=== Data section ===
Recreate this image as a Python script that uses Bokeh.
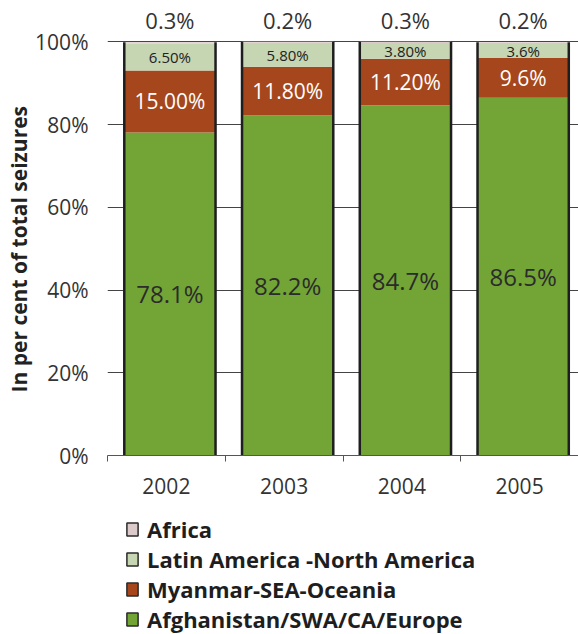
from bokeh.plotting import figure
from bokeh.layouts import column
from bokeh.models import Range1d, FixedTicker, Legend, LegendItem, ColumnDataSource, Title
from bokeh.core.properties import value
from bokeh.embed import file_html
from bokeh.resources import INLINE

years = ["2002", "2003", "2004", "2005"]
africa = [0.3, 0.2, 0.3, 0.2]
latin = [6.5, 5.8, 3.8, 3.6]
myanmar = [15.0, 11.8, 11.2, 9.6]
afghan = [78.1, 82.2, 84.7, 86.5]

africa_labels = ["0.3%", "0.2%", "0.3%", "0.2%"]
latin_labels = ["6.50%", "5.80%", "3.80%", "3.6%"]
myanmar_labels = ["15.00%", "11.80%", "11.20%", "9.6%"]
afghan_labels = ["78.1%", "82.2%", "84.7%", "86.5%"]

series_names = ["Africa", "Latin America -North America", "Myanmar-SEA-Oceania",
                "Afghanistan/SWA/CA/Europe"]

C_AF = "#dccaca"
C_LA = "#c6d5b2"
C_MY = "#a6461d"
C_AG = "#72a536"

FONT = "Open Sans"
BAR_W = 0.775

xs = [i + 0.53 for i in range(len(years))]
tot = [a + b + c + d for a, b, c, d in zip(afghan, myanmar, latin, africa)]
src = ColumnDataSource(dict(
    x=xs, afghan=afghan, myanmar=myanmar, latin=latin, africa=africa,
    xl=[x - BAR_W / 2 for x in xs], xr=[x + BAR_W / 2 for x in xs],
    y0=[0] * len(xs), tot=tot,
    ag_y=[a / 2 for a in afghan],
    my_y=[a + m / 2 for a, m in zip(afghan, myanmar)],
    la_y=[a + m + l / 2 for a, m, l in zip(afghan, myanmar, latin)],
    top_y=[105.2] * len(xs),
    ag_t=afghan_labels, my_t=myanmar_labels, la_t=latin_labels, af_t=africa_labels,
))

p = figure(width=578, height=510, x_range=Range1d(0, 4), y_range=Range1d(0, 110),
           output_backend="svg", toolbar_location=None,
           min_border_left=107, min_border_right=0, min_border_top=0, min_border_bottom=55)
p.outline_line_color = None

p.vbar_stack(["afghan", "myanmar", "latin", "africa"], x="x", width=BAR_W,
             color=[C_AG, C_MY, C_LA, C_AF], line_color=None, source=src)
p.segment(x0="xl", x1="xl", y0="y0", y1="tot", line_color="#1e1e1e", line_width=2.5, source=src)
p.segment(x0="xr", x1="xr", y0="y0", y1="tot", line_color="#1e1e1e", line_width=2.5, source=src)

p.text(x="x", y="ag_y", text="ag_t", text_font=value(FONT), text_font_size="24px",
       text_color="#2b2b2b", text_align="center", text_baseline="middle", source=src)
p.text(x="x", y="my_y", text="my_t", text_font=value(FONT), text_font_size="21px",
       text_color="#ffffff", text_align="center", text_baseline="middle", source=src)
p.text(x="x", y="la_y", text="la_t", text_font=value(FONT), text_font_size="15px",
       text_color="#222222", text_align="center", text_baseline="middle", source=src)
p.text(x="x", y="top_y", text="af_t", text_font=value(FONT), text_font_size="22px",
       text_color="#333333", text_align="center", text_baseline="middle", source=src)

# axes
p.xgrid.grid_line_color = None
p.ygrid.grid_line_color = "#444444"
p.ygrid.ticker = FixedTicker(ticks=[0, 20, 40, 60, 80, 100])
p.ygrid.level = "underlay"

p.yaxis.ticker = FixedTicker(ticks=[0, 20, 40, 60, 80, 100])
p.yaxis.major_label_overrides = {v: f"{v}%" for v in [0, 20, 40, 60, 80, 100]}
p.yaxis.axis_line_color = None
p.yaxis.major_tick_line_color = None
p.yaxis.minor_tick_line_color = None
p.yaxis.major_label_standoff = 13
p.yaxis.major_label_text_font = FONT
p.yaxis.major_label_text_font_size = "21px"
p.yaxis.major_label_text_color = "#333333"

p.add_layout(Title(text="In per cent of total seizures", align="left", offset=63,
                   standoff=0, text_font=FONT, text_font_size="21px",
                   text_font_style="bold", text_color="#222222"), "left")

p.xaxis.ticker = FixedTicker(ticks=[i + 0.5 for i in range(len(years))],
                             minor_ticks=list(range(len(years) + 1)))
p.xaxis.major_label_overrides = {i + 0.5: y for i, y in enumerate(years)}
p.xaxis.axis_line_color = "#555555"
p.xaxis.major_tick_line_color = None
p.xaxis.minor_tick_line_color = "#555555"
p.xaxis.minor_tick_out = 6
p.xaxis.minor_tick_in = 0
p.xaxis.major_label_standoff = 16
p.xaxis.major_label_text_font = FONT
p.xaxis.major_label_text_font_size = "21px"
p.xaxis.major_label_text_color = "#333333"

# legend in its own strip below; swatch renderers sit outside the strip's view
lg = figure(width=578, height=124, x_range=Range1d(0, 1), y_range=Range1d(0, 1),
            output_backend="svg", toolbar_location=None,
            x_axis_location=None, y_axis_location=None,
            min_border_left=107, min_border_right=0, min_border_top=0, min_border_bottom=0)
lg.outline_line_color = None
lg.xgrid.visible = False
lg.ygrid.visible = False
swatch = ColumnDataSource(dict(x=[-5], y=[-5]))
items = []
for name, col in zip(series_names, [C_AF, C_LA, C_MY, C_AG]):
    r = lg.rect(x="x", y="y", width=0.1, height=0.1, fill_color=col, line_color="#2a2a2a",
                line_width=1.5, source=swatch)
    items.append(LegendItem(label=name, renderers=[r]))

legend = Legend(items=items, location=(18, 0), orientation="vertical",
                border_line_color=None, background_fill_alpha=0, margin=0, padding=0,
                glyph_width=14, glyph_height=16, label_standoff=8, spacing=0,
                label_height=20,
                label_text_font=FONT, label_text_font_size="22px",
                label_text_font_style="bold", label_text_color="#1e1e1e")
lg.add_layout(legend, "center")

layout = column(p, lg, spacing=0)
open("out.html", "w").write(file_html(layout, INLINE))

=== What is expected ===
Using the material above, return every line exactly as it appears, minus the pictures.

=== Task solution ===
Recreate this image as a Python script that uses Bokeh.
from bokeh.plotting import figure
from bokeh.layouts import column
from bokeh.models import Range1d, FixedTicker, Legend, LegendItem, ColumnDataSource, Title
from bokeh.core.properties import value
from bokeh.embed import file_html
from bokeh.resources import INLINE

years = ["2002", "2003", "2004", "2005"]
africa = [0.3, 0.2, 0.3, 0.2]
latin = [6.5, 5.8, 3.8, 3.6]
myanmar = [15.0, 11.8, 11.2, 9.6]
afghan = [78.1, 82.2, 84.7, 86.5]

africa_labels = ["0.3%", "0.2%", "0.3%", "0.2%"]
latin_labels = ["6.50%", "5.80%", "3.80%", "3.6%"]
myanmar_labels = ["15.00%", "11.80%", "11.20%", "9.6%"]
afghan_labels = ["78.1%", "82.2%", "84.7%", "86.5%"]

series_names = ["Africa", "Latin America -North America", "Myanmar-SEA-Oceania",
                "Afghanistan/SWA/CA/Europe"]

C_AF = "#dccaca"
C_LA = "#c6d5b2"
C_MY = "#a6461d"
C_AG = "#72a536"

FONT = "Open Sans"
BAR_W = 0.775

xs = [i + 0.53 for i in range(len(years))]
tot = [a + b + c + d for a, b, c, d in zip(afghan, myanmar, latin, africa)]
src = ColumnDataSource(dict(
    x=xs, afghan=afghan, myanmar=myanmar, latin=latin, africa=africa,
    xl=[x - BAR_W / 2 for x in xs], xr=[x + BAR_W / 2 for x in xs],
    y0=[0] * len(xs), tot=tot,
    ag_y=[a / 2 for a in afghan],
    my_y=[a + m / 2 for a, m in zip(afghan, myanmar)],
    la_y=[a + m + l / 2 for a, m, l in zip(afghan, myanmar, latin)],
    top_y=[105.2] * len(xs),
    ag_t=afghan_labels, my_t=myanmar_labels, la_t=latin_labels, af_t=africa_labels,
))

p = figure(width=578, height=510, x_range=Range1d(0, 4), y_range=Range1d(0, 110),
           output_backend="svg", toolbar_location=None,
           min_border_left=107, min_border_right=0, min_border_top=0, min_border_bottom=55)
p.outline_line_color = None

p.vbar_stack(["afghan", "myanmar", "latin", "africa"], x="x", width=BAR_W,
             color=[C_AG, C_MY, C_LA, C_AF], line_color=None, source=src)
p.segment(x0="xl", x1="xl", y0="y0", y1="tot", line_color="#1e1e1e", line_width=2.5, source=src)
p.segment(x0="xr", x1="xr", y0="y0", y1="tot", line_color="#1e1e1e", line_width=2.5, source=src)

p.text(x="x", y="ag_y", text="ag_t", text_font=value(FONT), text_font_size="24px",
       text_color="#2b2b2b", text_align="center", text_baseline="middle", source=src)
p.text(x="x", y="my_y", text="my_t", text_font=value(FONT), text_font_size="21px",
       text_color="#ffffff", text_align="center", text_baseline="middle", source=src)
p.text(x="x", y="la_y", text="la_t", text_font=value(FONT), text_font_size="15px",
       text_color="#222222", text_align="center", text_baseline="middle", source=src)
p.text(x="x", y="top_y", text="af_t", text_font=value(FONT), text_font_size="22px",
       text_color="#333333", text_align="center", text_baseline="middle", source=src)

# axes
p.xgrid.grid_line_color = None
p.ygrid.grid_line_color = "#444444"
p.ygrid.ticker = FixedTicker(ticks=[0, 20, 40, 60, 80, 100])
p.ygrid.level = "underlay"

p.yaxis.ticker = FixedTicker(ticks=[0, 20, 40, 60, 80, 100])
p.yaxis.major_label_overrides = {v: f"{v}%" for v in [0, 20, 40, 60, 80, 100]}
p.yaxis.axis_line_color = None
p.yaxis.major_tick_line_color = None
p.yaxis.minor_tick_line_color = None
p.yaxis.major_label_standoff = 13
p.yaxis.major_label_text_font = FONT
p.yaxis.major_label_text_font_size = "21px"
p.yaxis.major_label_text_color = "#333333"

p.add_layout(Title(text="In per cent of total seizures", align="left", offset=63,
                   standoff=0, text_font=FONT, text_font_size="21px",
                   text_font_style="bold", text_color="#222222"), "left")

p.xaxis.ticker = FixedTicker(ticks=[i + 0.5 for i in range(len(years))],
                             minor_ticks=list(range(len(years) + 1)))
p.xaxis.major_label_overrides = {i + 0.5: y for i, y in enumerate(years)}
p.xaxis.axis_line_color = "#555555"
p.xaxis.major_tick_line_color = None
p.xaxis.minor_tick_line_color = "#555555"
p.xaxis.minor_tick_out = 6
p.xaxis.minor_tick_in = 0
p.xaxis.major_label_standoff = 16
p.xaxis.major_label_text_font = FONT
p.xaxis.major_label_text_font_size = "21px"
p.xaxis.major_label_text_color = "#333333"

# legend in its own strip below; swatch renderers sit outside the strip's view
lg = figure(width=578, height=124, x_range=Range1d(0, 1), y_range=Range1d(0, 1),
            output_backend="svg", toolbar_location=None,
            x_axis_location=None, y_axis_location=None,
            min_border_left=107, min_border_right=0, min_border_top=0, min_border_bottom=0)
lg.outline_line_color = None
lg.xgrid.visible = False
lg.ygrid.visible = False
swatch = ColumnDataSource(dict(x=[-5], y=[-5]))
items = []
for name, col in zip(series_names, [C_AF, C_LA, C_MY, C_AG]):
    r = lg.rect(x="x", y="y", width=0.1, height=0.1, fill_color=col, line_color="#2a2a2a",
                line_width=1.5, source=swatch)
    items.append(LegendItem(label=name, renderers=[r]))

legend = Legend(items=items, location=(18, 0), orientation="vertical",
                border_line_color=None, background_fill_alpha=0, margin=0, padding=0,
                glyph_width=14, glyph_height=16, label_standoff=8, spacing=0,
                label_height=20,
                label_text_font=FONT, label_text_font_size="22px",
                label_text_font_style="bold", label_text_color="#1e1e1e")
lg.add_layout(legend, "center")

layout = column(p, lg, spacing=0)
open("out.html", "w").write(file_html(layout, INLINE))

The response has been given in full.